Last week hundreds of thousands of Catalans formed a 400-kilometre (250-mile) human chain on Wednesday, demanding a referendum on breaking away from Spain.

"Barcelona World" is due to start being built south of Barcelona during the first half of next year with the opening scheduled for mid-2016.

Meanwhile a rival mega-casino project dubbed "Eurovegas" planned for near Madrid by US billionaire Sheldon Adelson's Las Vegas Sands was in doubt due to a 2011 law which bans smoking in all enclosed public spaces, including bars, restaurants and nightclubs.

Click here to read The Local's opinion piece on the massive Eurovegas Madrid casino project.
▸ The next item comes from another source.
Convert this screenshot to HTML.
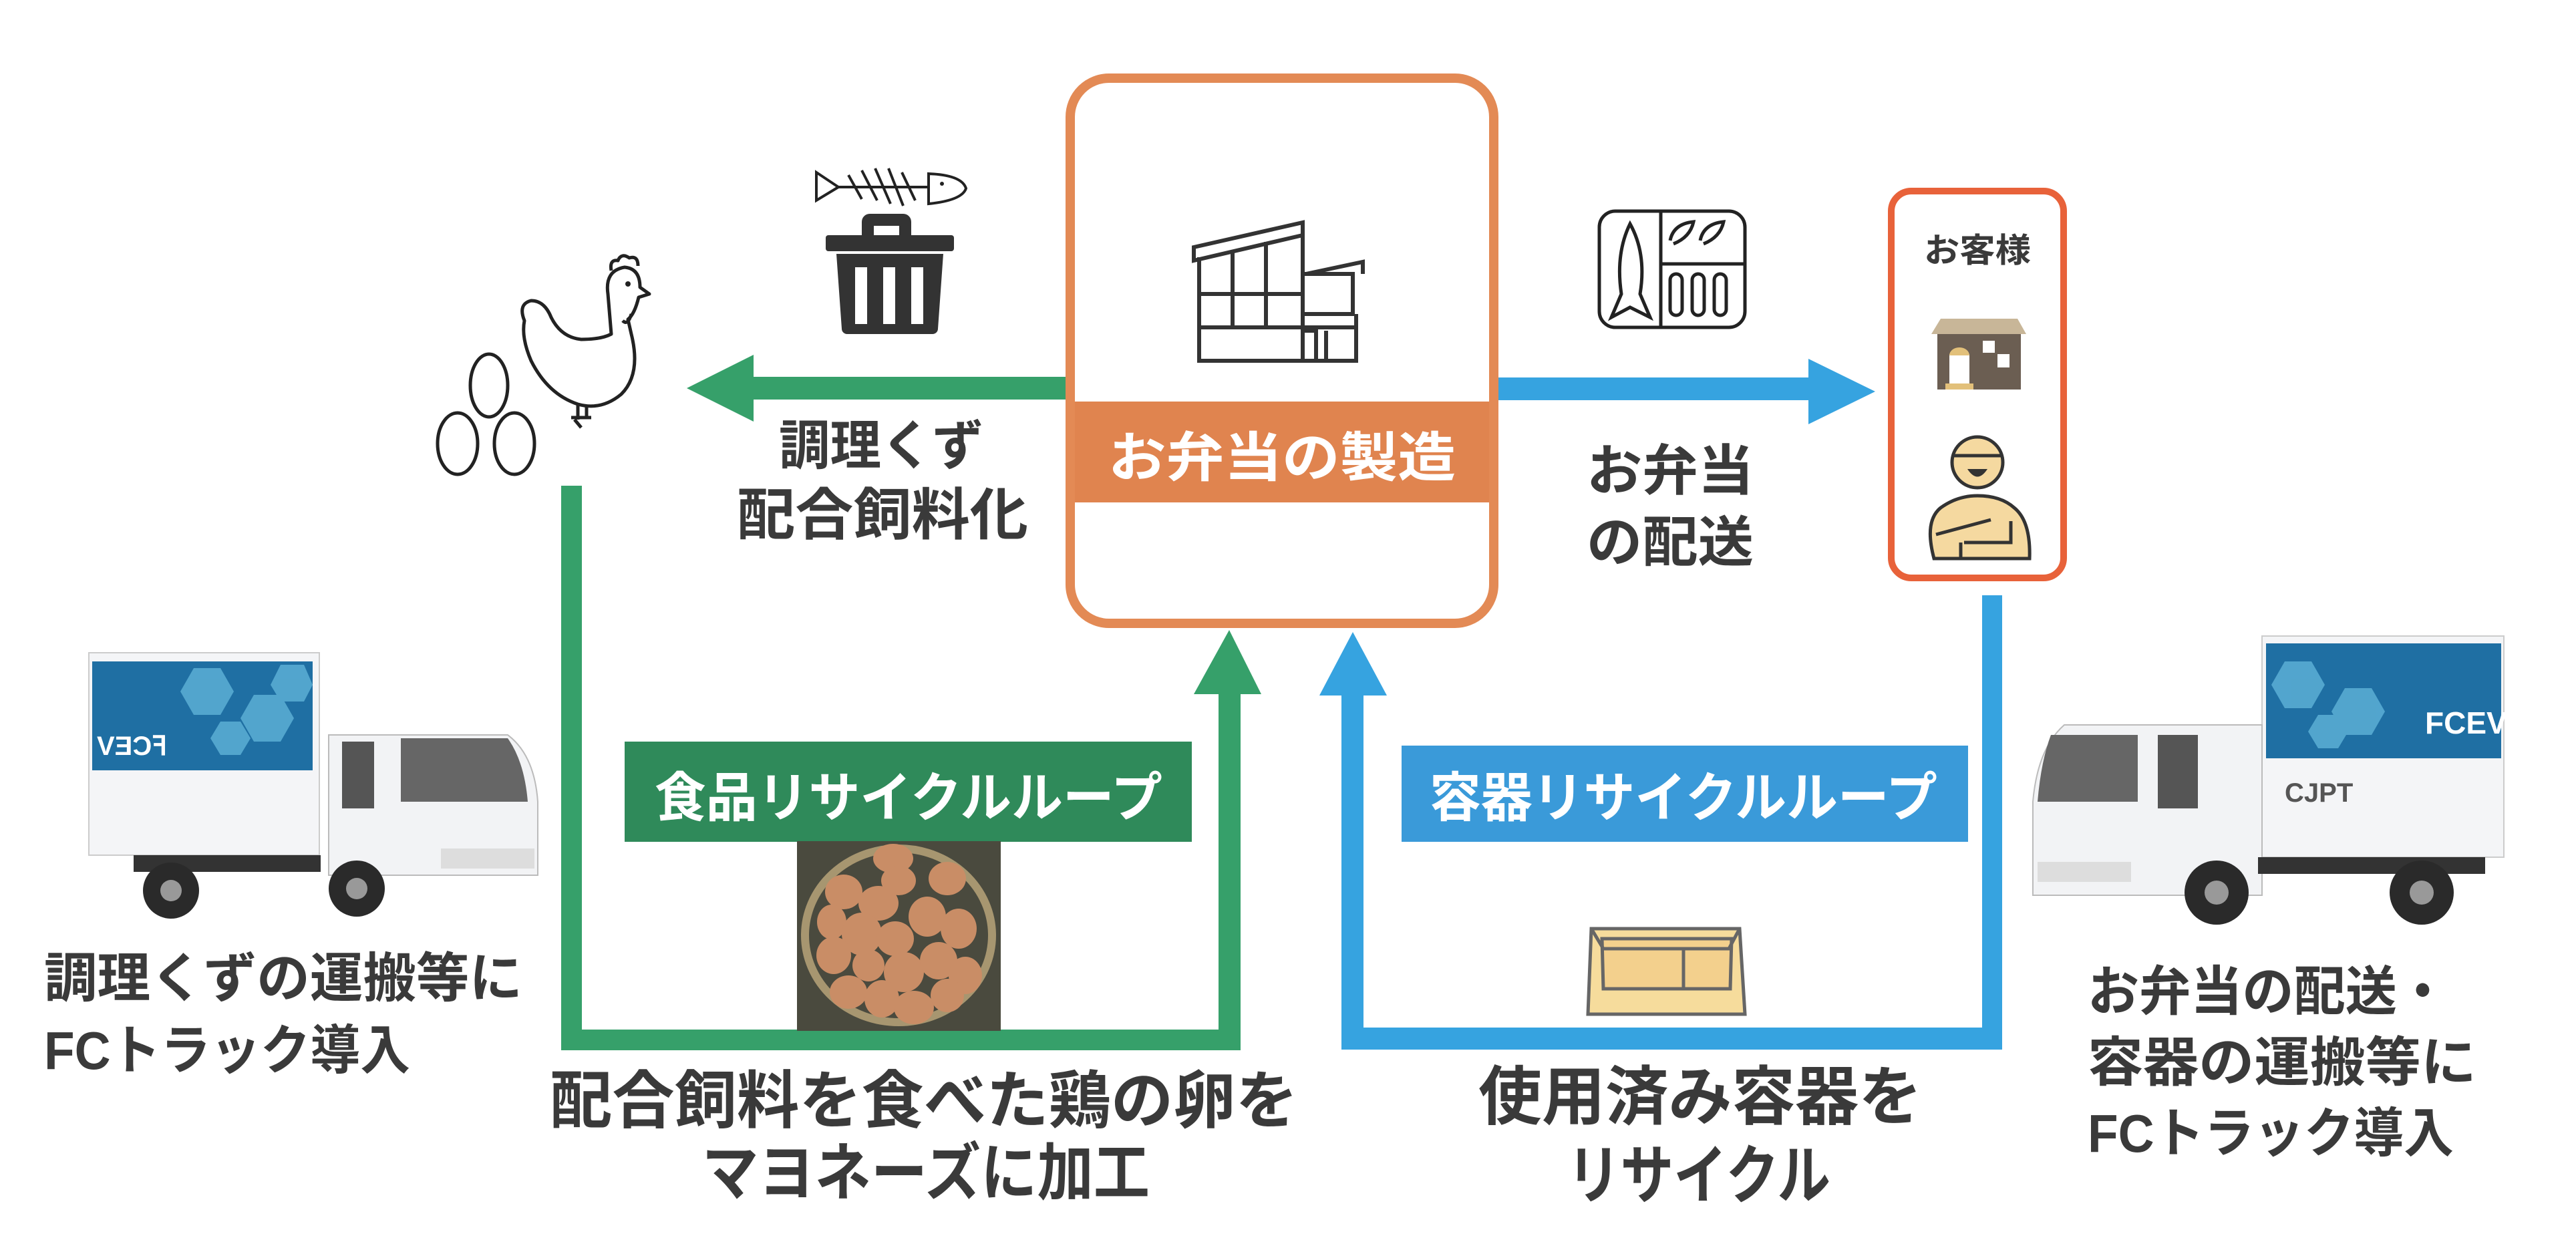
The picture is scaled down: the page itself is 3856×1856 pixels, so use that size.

Adelson has been pressuring the Spanish government to exempt the "Eurovegas" project from the anti-tobacco law, one of the strictest in Europe, but this has been fiercely opposed by anti-smoking campaigners.

"We run the risk that it will go elsewhere if we don't regulate right now the legal question regarding smoking," the president of the regional government of Madrid, Ignacio Gonzalez, said on Tuesday.

The comments came amid reports that Adelson was thinking of changing the location of the project to Tokyo which just beat Madrid in the race for the 2020 Olympics.

The Eurovegas project is backed by Spain's ruling conservative Popular Party, which has said that it is considering bending its tobacco law to let punters light up inside the Madrid mega-casino project.

"We are open to dialogue and it is for this reason we are searching for formulas that would make the necessary protection of health compatible with the creation of jobs," Health Minister Ana Mato said on Wednesday.

Spain is still struggling to overcome the aftermath of a decade-long property bubble that imploded in 2008, destroying millions of jobs.

The jobless rate dipped to 26.26 percent in the second quarter thanks to summer hiring in the tourist sector, slightly below the record 27.16 percent posted in the first quarter.